August 2020 marks the centennial of women's suffrage, though the passage of the 19th Amendment in 1920 only included white women, leaving out women of color. Nearly 50 years later, Black women were finally protected under the Voting Rights Act of 1965, which outlawed many of the racist poll taxes, literacy tests and other policies that denied people of color the right to vote.
Now, amid a moment of racial reckoning in America, Rep. Ayanna Pressley, D-Mass., explores how the anniversary of women's suffrage is still a work in progress and calls on Americans to continue to stand up for voting rights for all.
"As we take a moment to celebrate the progress made during the past century, we must focus on our unfinished work," the Black congresswoman writes in an essay for "Good Morning America." "So long as systemic barriers create inequitable access to the ballot box, however, full and fair representation will remain out of reach."
Read on for her essay in her own words. The views and opinions expressed in this column do not necessarily reflect the views of ABC News.
This year, we commemorate the 100th anniversary of the ratification of the 19th Amendment, which proclaimed "the right of citizens of the United States to vote shall not be denied or abridged by the United States or by any State on account of sex."
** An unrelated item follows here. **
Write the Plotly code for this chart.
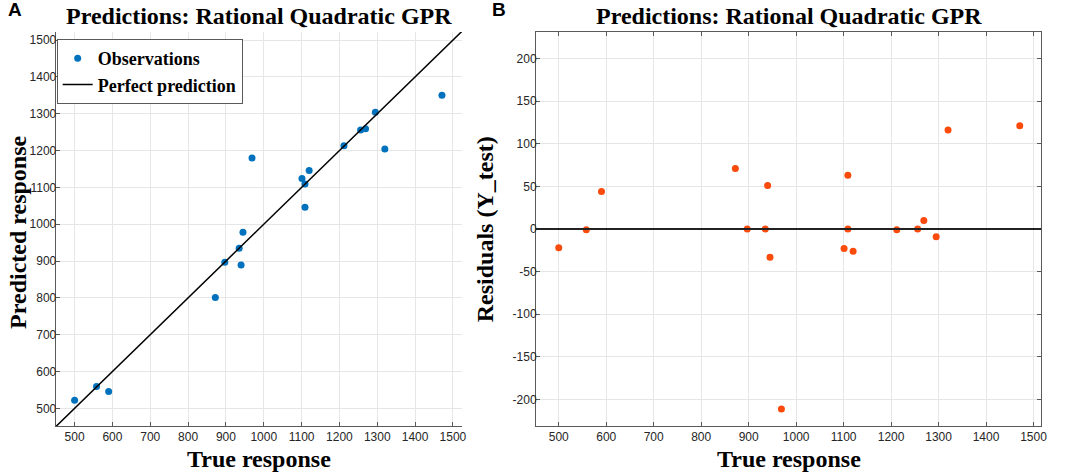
import plotly.graph_objects as go
from plotly.subplots import make_subplots

# test set: true response vs predicted response
true_resp = [500, 558, 590, 872, 897, 935, 940, 945, 969, 1101,
             1109, 1109, 1120, 1212, 1256, 1269, 1295, 1320, 1471]
pred_resp = [522, 559, 546, 801, 897, 935, 889, 978, 1180, 1124,
             1046, 1109, 1146, 1213, 1256, 1259, 1304, 1204, 1350]
residuals = [t - p for t, p in zip(true_resp, pred_resp)]

perfect_line = [440, 1540]
x_ticks = list(range(500, 1501, 100))
y_ticks_a = list(range(500, 1501, 100))
y_ticks_b = list(range(-200, 201, 50))

W, H = 1065, 475
BLUE = '#0072BD'
ORANGE = '#FA4A0C'
SERIF = 'Liberation Serif'
SANS = 'Liberation Sans'
GRID = '#E6E6E6'
AXIS = '#5A5A5A'

def px(x):
    return x / W

def py(y):
    return 1 - y / H

fig = make_subplots(rows=1, cols=2)

fig.add_trace(go.Scatter(x=true_resp, y=pred_resp, mode='markers', name='Observations',
                         marker=dict(color=BLUE, size=7)), row=1, col=1)
fig.add_trace(go.Scatter(x=perfect_line, y=perfect_line, mode='lines', name='Perfect prediction',
                         line=dict(color='black', width=1.5)), row=1, col=1)
fig.add_trace(go.Scatter(x=true_resp, y=residuals, mode='markers', showlegend=False,
                         marker=dict(color=ORANGE, size=7)), row=1, col=2)
fig.add_hline(y=0, line=dict(color='#222222', width=2), row=1, col=2)

tick_font = dict(family=SANS, size=12, color='#262626')
common = dict(showgrid=True, gridcolor=GRID, gridwidth=1, zeroline=False, showline=True,
              linecolor=AXIS, linewidth=1, ticks='inside', ticklen=4, tickcolor=AXIS,
              tickfont=tick_font)

# MATLAB prints a plain hyphen for negatives
tx = [str(v) for v in x_ticks]
tya = [str(v) for v in y_ticks_a]
tyb = [str(v) for v in y_ticks_b]

fig.update_xaxes(domain=[px(56), px(465)], range=[450, 1525], tickvals=x_ticks, ticktext=tx,
                 **common, row=1, col=1)
fig.update_yaxes(domain=[py(426), py(32)], range=[452, 1522], tickvals=y_ticks_a, ticktext=tya,
                 ticklabelstandoff=-4, **common, row=1, col=1)
fig.update_xaxes(domain=[px(539), px(1047)], range=[452, 1516], tickvals=x_ticks, ticktext=tx,
                 mirror='ticks', **common, row=1, col=2)
fig.update_yaxes(domain=[py(426), py(32)], range=[-231, 231], tickvals=y_ticks_b, ticktext=tyb,
                 ticklabelstandoff=-4, mirror='ticks', **common, row=1, col=2)

title = '<b>Predictions: Rational Quadratic GPR</b>'
big = dict(family=SERIF, size=24, color='black')
notes = [
    dict(text=title, x=px(260), y=py(16), font=big),
    dict(text=title, x=px(793), y=py(16), font=big),
    dict(text='<b>True response</b>', x=px(260), y=py(459), font=big),
    dict(text='<b>True response</b>', x=px(793), y=py(459), font=big),
    dict(text='<b>Predicted response</b>', x=px(18), y=py(232), textangle=-90, font=big),
    dict(text='<b>Residuals (Y_test)</b>', x=px(488), y=py(229), textangle=-90, font=big),
    dict(text='<b>A</b>', x=px(15), y=py(10), font=dict(family=SANS, size=19, color='black')),
    dict(text='<b>B</b>', x=px(502), y=py(10), font=dict(family=SANS, size=19, color='black')),
]
for n in notes:
    fig.add_annotation(xref='paper', yref='paper', xanchor='center', yanchor='middle',
                       showarrow=False, **n)

fig.update_layout(
    width=W, height=H,
    margin=dict(l=0, r=0, t=0, b=0),
    paper_bgcolor='white', plot_bgcolor='white',
    showlegend=True,
    legend=dict(x=px(57), y=py(39), xanchor='left', yanchor='top',
                bgcolor='white', bordercolor=AXIS, borderwidth=1,
                font=dict(family=SERIF, size=18, color='black', weight='bold'),
                tracegroupgap=0),
)

# drop the browser's default body margin so the figure fills the window
fig.write_html('out.html', config={'displayModeBar': False},
               post_script="document.body.style.margin = '0';")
The amendment was the result of determined activism by women from across the country, but the equality promised by the 19th Amendment was profoundly incomplete, applying only to white women.
For Black women, the struggle for the ballot didn’t end in 1920. While this year marks the hundred anniversary of the 19th Amendment, it has been only 55 years since the passage of the Voting Rights Act, which outlawed many of the racist poll taxes, literacy tests and other policies that denied people of color the right to vote.
And now, half a century later, key tenets of the Voting Rights Act have been stripped away, and we are engaged in a daily struggle to prevent systematic voter suppression, intimidation, disinformation, and the disenfranchisement of millions of Black and brown Americans.
We look back to look ahead, grounded in the intersectional leadership of trailblazing Black women who fought for full enfranchisement.
Women like Ida B. Wells, Mary Church Terrell, Josephine St. Pierre Ruffin, Charlotte Forten Grimke, Frances Ellen Watkins Harper, Mary Ann Shadd Cary, Harriet Tubman and Sojourner Truth embodied the phrase "lifting as we climb" -- the motto of the National Association of Colored Women (NACW), one of the first national organizations dedicated to addressing the intersectional inequities Black women face.
These women built the foundation for those who came after; without them, there would be no Shirley Chisholm, there would be no Ayanna Pressley.
It is their legacy of persistence and determination that we carry forward when we organize, mobilize and legislate to fight for access to the ballot.
The right to vote remains a racial justice issue, and it is inextricably tied to the fight for economic, health care, education, housing, transit and environmental justice. The struggle for full and truly equal voting rights is part of the struggle to rectify the legacy of systemic racism and institutional oppression that has created deeply entrenched disparities and inequities in our nation.
We find ourselves in a moment of national reckoning; our communities face converging crises of public health, economic inequality and systemic racism. In this moment, the occupant of the White House and Republicans across the country see an opportunity to seize the crisis to prevent millions of Americans from exercising their right to vote, and to continue their campaign of cruelty and racism.
To counter these discriminatory, bigoted efforts, it’s more important than ever that we turn out to vote in massive numbers and elect leaders who reflect the lived experiences of the people they serve, who will legislate our values and who will fight for bold, progressive change. So long as systemic barriers create inequitable access to the ballot box, however, full and fair representation will remain out of reach.
So as we take a moment to celebrate the progress made during the past century, we must focus on our unfinished work.
We must honor the legacy of the suffragettes who stood up and reached for the ballot by continuing to defend and expand the rights they fought for. Congress must pass H.R.1, to expand access to the ballot box, and H.R.4, to restore the full strength of the Voting Rights Act of 1965. And we must stand up against racist and discriminatory policies that aim to disenfranchise entire communities.
Together, we must continue to build a diverse, intersectional, multigenerational movement -- and we won’t stop until the right to vote is truly a reality for everyone in America.